Subspecies A. f. huancabambae has more white in the crown than the nominate; its back is dark brown with strong blackish streaks and their tail feather have white edges and tips where the nominate is pale brownish. A. f. arequipaes tail feathers have dull brownish edges and tips only slightly paler than the rest of the tail; its belly is less yellowish than the nominate's. A. f. cuzcoensis is the largest subspecies and has the least amount of white on its crown. Its back is darker brown and more heavily streaked than the nominate's and its breast has wider and darker streaks. Both sexes of all subspecies have a dark brown iris, a black maxilla, a yellow mandible with a black outer half or tip, and slate-gray to black legs and feet.

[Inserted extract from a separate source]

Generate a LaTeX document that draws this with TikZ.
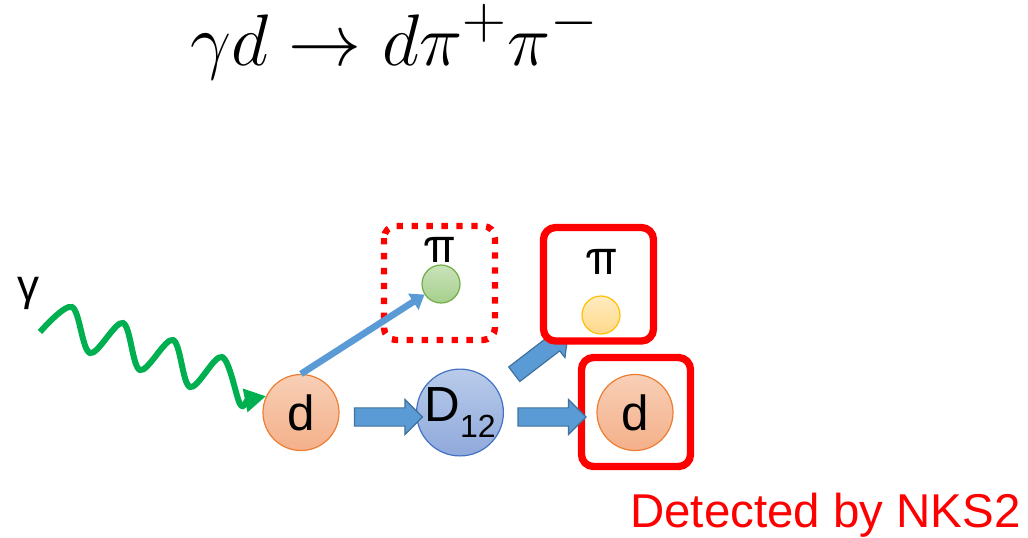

==Distribution and habitat==

The nominate subspecies of the yellow-billed tit-tyrant is the southernmost of the four. It is found in the Andes of Bolivia and western Argentina as far south as Chubut Province and east to Buenos Aires and Entre Ríos provinces. Subspecies A. f. huancabambae is found in the Andes of northern Peru from Piura and Cajamarca departments south to Ancash and Huánuco. A. f. arequipae is found on the western slope of the Andes from Peru's Lima Department south into northwestern Chile's Arica and Tarapacá regions. A. f. cuzcoensis is known only in Peru's Cuzco Department but its range might extend north to Junín Department. In addition, the South American Classification Committee of the American Ornithological Society has records showing the nominate subspecies as a vagrant in Uruguay.

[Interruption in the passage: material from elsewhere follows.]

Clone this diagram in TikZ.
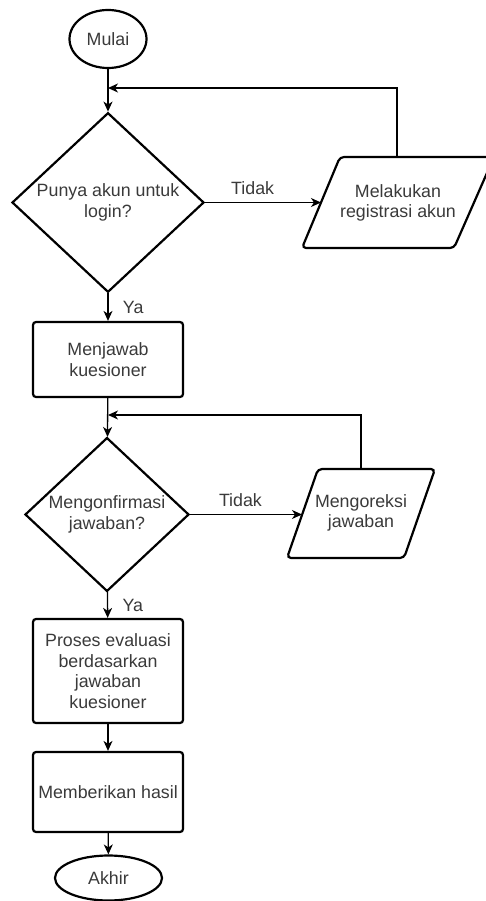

The yellow-billed tit-tyrant inhabits a variety of dryish semi-open to open landscapes. These include dry montane and desert scrublands, thorn scrub, semi-arid brush, and somewhat humid woodlands dominated by Polylepis and Gynoxys trees and shrubs. It occurs mostly at elevations between 1900 and 4100 m but west of the Andes is found locally almost at sea level, especially in coastal lomas "fog oases".

==Behavior==
===Movement===

The yellow-billed tit-tyrant is a year-round resident in most of its range. The population in far southern Argentina moves north and east into central Argentina and a few individuals get as far as western Uruguay. Some individuals in the western Andes apparently move to lower elevations in the austral winter.

===Feeding===

The yellow-billed tit-tyrant feeds mostly on insects but occasionally also includes grass seeds in its diet. It typically forages singly, in pairs, or small family groups and sometimes joins mixed-species feeding flocks. It forages mostly in shrubs and bushes, mostly taking prey by gleaning while perched but also by briefly hovering and occasionally by a sally to take prey in midair.

===Breeding===

The yellow-billed tit-tyrant breeds between October and January in Argentina; its breeding season elsewhere has not been defined. Its nest is a shallow cup made from plant fibers, thistle down, and lichens with a lining of feathers. It is typically built in a shrub within about 1 m of the ground. The clutch is two or three white eggs. The only documented incubation period was 13 days. The time to fledging and details of parental care are not known.

===Vocalization===

The yellow-billed tit-tyrant's dawn song is "a rising trill with stuttered burst afterward: brreeee brr-br-br". Its calls are "a rising-falling, musical trill: brrreeeeuu [and] a rising-falling musical chatter: tur-tur-TEE'TEE'tee-tee-tchip".

==Status==

The IUCN has assessed the yellow-billed tit-tyrant as being of Least Concern. It has a large range; its population size is not known and is believed to be stable. No immediate threats have been identified. It is considered fairly common in the Peruvian Andes and rare to fairly common elsewhere.